_Short exercise_
Quote the whole listing exactly. Leave the pictures out of your copy.

_Data block_
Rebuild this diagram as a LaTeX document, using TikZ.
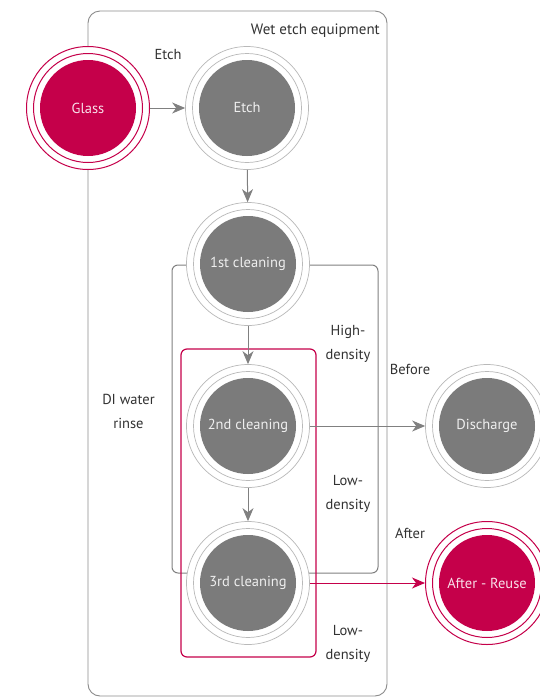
\documentclass[tikz,border=0pt]{standalone}
\usepackage{fontspec}
\setmainfont{PT Sans}
\usetikzlibrary{arrows.meta}
\definecolor{lgred}{RGB}{197,0,74}
\definecolor{cfill}{RGB}{123,123,123}
\definecolor{cring}{RGB}{185,185,185}
\definecolor{conn}{RGB}{128,128,128}
\definecolor{framec}{RGB}{140,140,140}
\definecolor{lbltext}{RGB}{50,50,50}
\tikzset{
  stage/.style n args={3}{circle, inner sep=0pt, minimum size=123pt, draw=#1, fill=white,
    line width=#3, text=white!88!#2, font=\fontsize{14.5}{17}\selectfont,
    path picture={\fill[#2] (path picture bounding box.center) circle (48pt);
      \draw[#1, line width=#3] (path picture bounding box.center) circle (54.5pt);}},
  greystage/.style={stage={cring}{cfill}{0.7pt}},
  redstage/.style={stage={lgred}{lgred}{1pt}},
  lbl/.style={font=\fontsize{14.5}{24}\selectfont, text=lbltext, align=center, inner sep=0pt},
  arr/.style={-{Stealth[length=13pt,width=11pt,inset=4pt]}, draw=conn, fill=conn, line width=1pt},
  redarr/.style={-{Stealth[length=13pt,width=11pt,inset=4pt]}, draw=lgred, fill=lgred, line width=1pt},
  framebox/.style={draw=framec, rounded corners=12pt, line width=0.9pt},
  loopbox/.style={draw=conn, rounded corners=6pt, line width=1pt},
  redbox/.style={draw=lgred, rounded corners=6pt, line width=1.2pt},
}
\begin{document}
\begin{tikzpicture}[x=1pt, y=-1pt]
\useasboundingbox (0,0) rectangle (540,697);
\fill[white] (0,0) rectangle (540,697);
% frames
\draw[framebox] (88,11) rectangle (387,696);
\draw[loopbox] (172,265) rectangle (378,573);
\draw[redbox] (181,349) rectangle (316,657);
% stages
\node[redstage] (glass) at (88,108) {Glass};
\node[greystage] (etch) at (247,108) {Etch};
\node[greystage] (c1) at (248,264) {1st cleaning};
\node[greystage] (c2) at (248,426) {2nd cleaning};
\node[greystage] (c3) at (248,583) {3rd cleaning};
\node[greystage] (dis) at (487,426) {Discharge};
\node[redstage] (reuse) at (487,583) {After - Reuse};
% connectors
\draw[arr] (glass) -- (etch);
\draw[arr] (etch) -- (c1);
\draw[arr] (c1) -- (c2);
\draw[arr] (c2) -- (c3);
\draw[arr] (c2) -- (dis);
\draw[redarr] (c3) -- (reuse);
% labels
\node[lbl] (letch) at (168,55) {Etch};
\node[lbl, anchor=east, font=\fontsize{15}{24}\selectfont] (lwet) at (380,31) {Wet etch equipment};
\node[lbl] (lhigh) at (348,344) {High-\\density};
\node[lbl] (lbefore) at (410,369) {Before};
\node[lbl] (ldi) at (128.5,411) {DI water\\rinse};
\node[lbl] (llow1) at (348,494) {Low-\\density};
\node[lbl] (lafter) at (410,533) {After};
\node[lbl] (llow2) at (348,644) {Low-\\density};
\end{tikzpicture}
\end{document}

_Answer to the task_
Rebuild this diagram as a LaTeX document, using TikZ.
\documentclass[tikz,border=0pt]{standalone}
\usepackage{fontspec}
\setmainfont{PT Sans}
\usetikzlibrary{arrows.meta}
\definecolor{lgred}{RGB}{197,0,74}
\definecolor{cfill}{RGB}{123,123,123}
\definecolor{cring}{RGB}{185,185,185}
\definecolor{conn}{RGB}{128,128,128}
\definecolor{framec}{RGB}{140,140,140}
\definecolor{lbltext}{RGB}{50,50,50}
\tikzset{
  stage/.style n args={3}{circle, inner sep=0pt, minimum size=123pt, draw=#1, fill=white,
    line width=#3, text=white!88!#2, font=\fontsize{14.5}{17}\selectfont,
    path picture={\fill[#2] (path picture bounding box.center) circle (48pt);
      \draw[#1, line width=#3] (path picture bounding box.center) circle (54.5pt);}},
  greystage/.style={stage={cring}{cfill}{0.7pt}},
  redstage/.style={stage={lgred}{lgred}{1pt}},
  lbl/.style={font=\fontsize{14.5}{24}\selectfont, text=lbltext, align=center, inner sep=0pt},
  arr/.style={-{Stealth[length=13pt,width=11pt,inset=4pt]}, draw=conn, fill=conn, line width=1pt},
  redarr/.style={-{Stealth[length=13pt,width=11pt,inset=4pt]}, draw=lgred, fill=lgred, line width=1pt},
  framebox/.style={draw=framec, rounded corners=12pt, line width=0.9pt},
  loopbox/.style={draw=conn, rounded corners=6pt, line width=1pt},
  redbox/.style={draw=lgred, rounded corners=6pt, line width=1.2pt},
}
\begin{document}
\begin{tikzpicture}[x=1pt, y=-1pt]
\useasboundingbox (0,0) rectangle (540,697);
\fill[white] (0,0) rectangle (540,697);
% frames
\draw[framebox] (88,11) rectangle (387,696);
\draw[loopbox] (172,265) rectangle (378,573);
\draw[redbox] (181,349) rectangle (316,657);
% stages
\node[redstage] (glass) at (88,108) {Glass};
\node[greystage] (etch) at (247,108) {Etch};
\node[greystage] (c1) at (248,264) {1st cleaning};
\node[greystage] (c2) at (248,426) {2nd cleaning};
\node[greystage] (c3) at (248,583) {3rd cleaning};
\node[greystage] (dis) at (487,426) {Discharge};
\node[redstage] (reuse) at (487,583) {After - Reuse};
% connectors
\draw[arr] (glass) -- (etch);
\draw[arr] (etch) -- (c1);
\draw[arr] (c1) -- (c2);
\draw[arr] (c2) -- (c3);
\draw[arr] (c2) -- (dis);
\draw[redarr] (c3) -- (reuse);
% labels
\node[lbl] (letch) at (168,55) {Etch};
\node[lbl, anchor=east, font=\fontsize{15}{24}\selectfont] (lwet) at (380,31) {Wet etch equipment};
\node[lbl] (lhigh) at (348,344) {High-\\density};
\node[lbl] (lbefore) at (410,369) {Before};
\node[lbl] (ldi) at (128.5,411) {DI water\\rinse};
\node[lbl] (llow1) at (348,494) {Low-\\density};
\node[lbl] (lafter) at (410,533) {After};
\node[lbl] (llow2) at (348,644) {Low-\\density};
\end{tikzpicture}
\end{document}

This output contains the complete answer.